Israel has a right to defend itself. Hamas ought to be destroyed. The IDF generally responds with laudable restraint (as was articulated by Rabin).
As Prof. Trigoboff states, there were two possible lessons for Jews to draw from the Holocaust: Never again for the Jews; or never again for anybody. Those who learned the first, as did Prof. Trigoboff, most Israelis, and many Diaspora Jews, have decided that Israel must survive as a Jewish state no matter the cost.
Speaking only for myself, and not for other Jews striving for peace, I do not believe that any state has the right to exist. Only people should have that right. We all need a safe place to live, and the way Britain and the other Great Powers set up both Jews and Palestinians 75 years ago, neither people has such a place. So long as violence is seen as the only option by both sides, the killing will continue.
The history of bad-faith negotiations is too long to go into here; for example, Prof. Trigoboff states that the Second Intifada was the Palestinian response to Israeli peace offers, and ignores the fact that it was triggered by Israeli (soon to be) Prime Minister Ariel Sharon's deliberately provocative visit to Al-Aqsa Mosque, surrounded by armed soldiers.
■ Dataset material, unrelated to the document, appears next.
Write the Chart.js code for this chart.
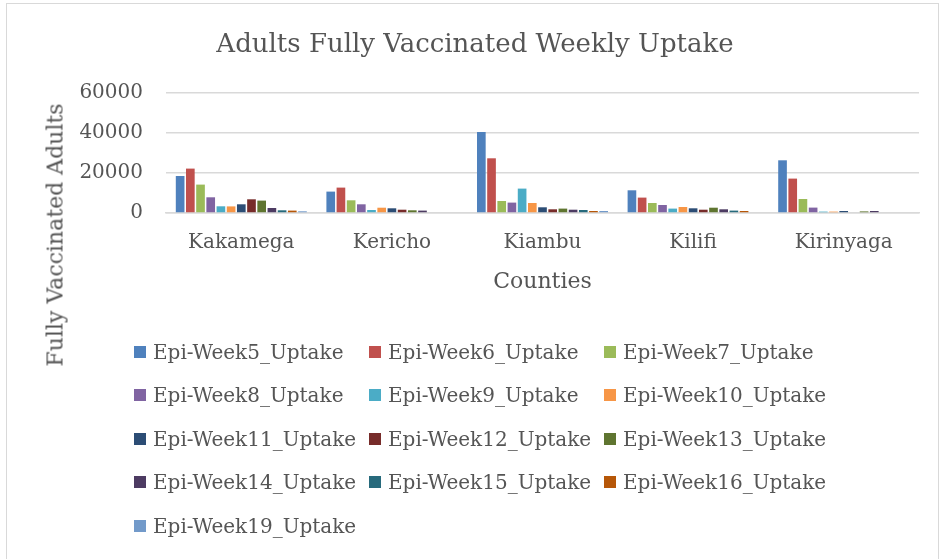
<!DOCTYPE html>
<html>
<head>
<meta charset="utf-8">
<script src="https://cdn.jsdelivr.net/npm/chart.js@4/dist/chart.umd.min.js"></script>
<style>
  body { margin: 0; background: #fff; }
  #wrap { position: relative; width: 943px; height: 559px; overflow: hidden; }
  #frame { position: absolute; left: 6px; top: 3px; width: 933px; height: 570px; border: 1px solid #d9d9d9; box-sizing: border-box; }
  #chart { position: absolute; left: 0; top: 0; }
  #ytitle {
    position: absolute; left: 55px; top: 235px;
    transform: translate(-50%, -50%) rotate(-90deg);
    font: 22px "DejaVu Serif"; color: #555; white-space: nowrap;
  }
  #legend {
    position: absolute; left: 134px; top: 330px;
    display: grid; grid-template-columns: 235px 235px 235px; grid-auto-rows: 43.5px;
    font: 20px "DejaVu Serif"; color: #555;
  }
  .item { display: flex; align-items: center; white-space: nowrap; }
  .box { width: 12px; height: 12px; margin-right: 7px; flex: none; }
</style>
</head>
<body>
<div id="wrap">
  <div id="frame"></div>
  <canvas id="chart" width="943" height="559"></canvas>
  <div id="ytitle">Fully Vaccinated Adults</div>
  <div id="legend"></div>
</div>
<script>
const COUNTIES = ['Kakamega', 'Kericho', 'Kiambu', 'Kilifi', 'Kirinyaga']
const WEEKS = [
  'Epi-Week5_Uptake',
  'Epi-Week6_Uptake',
  'Epi-Week7_Uptake',
  'Epi-Week8_Uptake',
  'Epi-Week9_Uptake',
  'Epi-Week10_Uptake',
  'Epi-Week11_Uptake',
  'Epi-Week12_Uptake',
  'Epi-Week13_Uptake',
  'Epi-Week14_Uptake',
  'Epi-Week15_Uptake',
  'Epi-Week16_Uptake',
  'Epi-Week19_Uptake',
]
// one array per week, values in county order
const week5 = [18500, 10700, 40500, 11350, 26350]
const week6 = [22200, 12700, 27350, 7700, 17200]
const week7 = [14200, 6350, 6000, 5000, 7000]
const week8 = [7850, 4350, 5200, 4000, 2700]
const week9 = [3350, 1500, 12200, 2200, 700]
const week10 = [3300, 2650, 5000, 3000, 700]
const week11 = [4350, 2350, 2850, 2350, 1000]
const week12 = [6850, 1650, 1850, 1650, 0]
const week13 = [6200, 1350, 2200, 2650, 800]
const week14 = [2500, 1200, 1650, 1850, 1000]
const week15 = [1350, 0, 1500, 1200, 0]
const week16 = [1200, 0, 1000, 1000, 0]
const week19 = [850, 0, 1000, 0, 0]
const SERIES = [week5, week6, week7, week8, week9, week10, week11, week12, week13, week14, week15, week16, week19]
const COLORS = [
  '#4f81bd', '#c0504d', '#9bbb59', '#8064a2', '#4bacc6', '#f79646', '#2c4d75',
  '#772c2a', '#5f7530', '#4d3b62', '#276a7c', '#b65708', '#729aca',
]
const Y_TICKS = [0, 20000, 40000, 60000]

const TEXT = '#555555'
const GRID = '#d9d9d9'
const FONT = 'DejaVu Serif'

function buildDatasets() {
  return WEEKS.map((label, i) => ({
    label,
    data: SERIES[i],
    backgroundColor: COLORS[i],
    borderWidth: 0,
    barPercentage: 0.85,
    categoryPercentage: 0.88,
  }))
}

function buildLegend(chart) {
  const legend = document.getElementById('legend')
  chart.data.datasets.forEach((ds) => {
    const item = document.createElement('div')
    item.className = 'item'
    const box = document.createElement('span')
    box.className = 'box'
    box.style.background = ds.backgroundColor
    const text = document.createElement('span')
    text.textContent = ds.label
    item.appendChild(box)
    item.appendChild(text)
    legend.appendChild(item)
  })
}

const chart = new Chart(document.getElementById('chart'), {
  type: 'bar',
  data: { labels: COUNTIES, datasets: buildDatasets() },
  options: {
    responsive: false,
    animation: false,
    layout: { padding: { left: 31, right: 24, top: 0, bottom: 266 } },
    plugins: {
      legend: { display: false },
      tooltip: { enabled: false },
      title: {
        display: true,
        text: 'Adults Fully Vaccinated Weekly Uptake',
        color: TEXT,
        font: { family: FONT, size: 26, weight: 'normal', lineHeight: 1.2 },
        padding: { top: 29.4, bottom: 32.4 },
      },
    },
    scales: {
      x: {
        grid: { display: false, drawTicks: false },
        border: { display: true, color: GRID, width: 1.5 },
        ticks: { color: TEXT, font: { family: FONT, size: 20 }, padding: 18 },
        title: {
          display: true,
          text: 'Counties',
          color: TEXT,
          font: { family: FONT, size: 22, lineHeight: 1 },
          padding: { top: -2, bottom: 0 },
        },
      },
      y: {
        min: 0,
        max: 60000,
        afterFit: (scale) => { scale.width = 135 },
        afterBuildTicks: (scale) => { scale.ticks = Y_TICKS.map((v) => ({ value: v })) },
        grid: { color: GRID, lineWidth: 1.5, drawTicks: false },
        border: { display: false },
        ticks: {
          color: TEXT,
          font: { family: FONT, size: 20 },
          padding: 23,
          callback: (value) => String(value),
        },
      },
    },
  },
})

buildLegend(chart)
</script>
</body>
</html>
Now both Palestinians and Israelis have leaders who seem willing to kill (and sacrifice their people) indefinitely.
American Jews might have the "luxury" of being out of the direct line of fire (unless our synagogue happens to be a target) but we have made sure that the US gives Israel nearly $4 billion every year in military aid. Pressure from our lobbying organizations and major donors gets the US to look the other way while Israel kills 10 Palestinians for every dead Israeli. So we have a special responsibility for Israel's actions. More of us would be speaking out now but we are afraid of being called traitors to our people.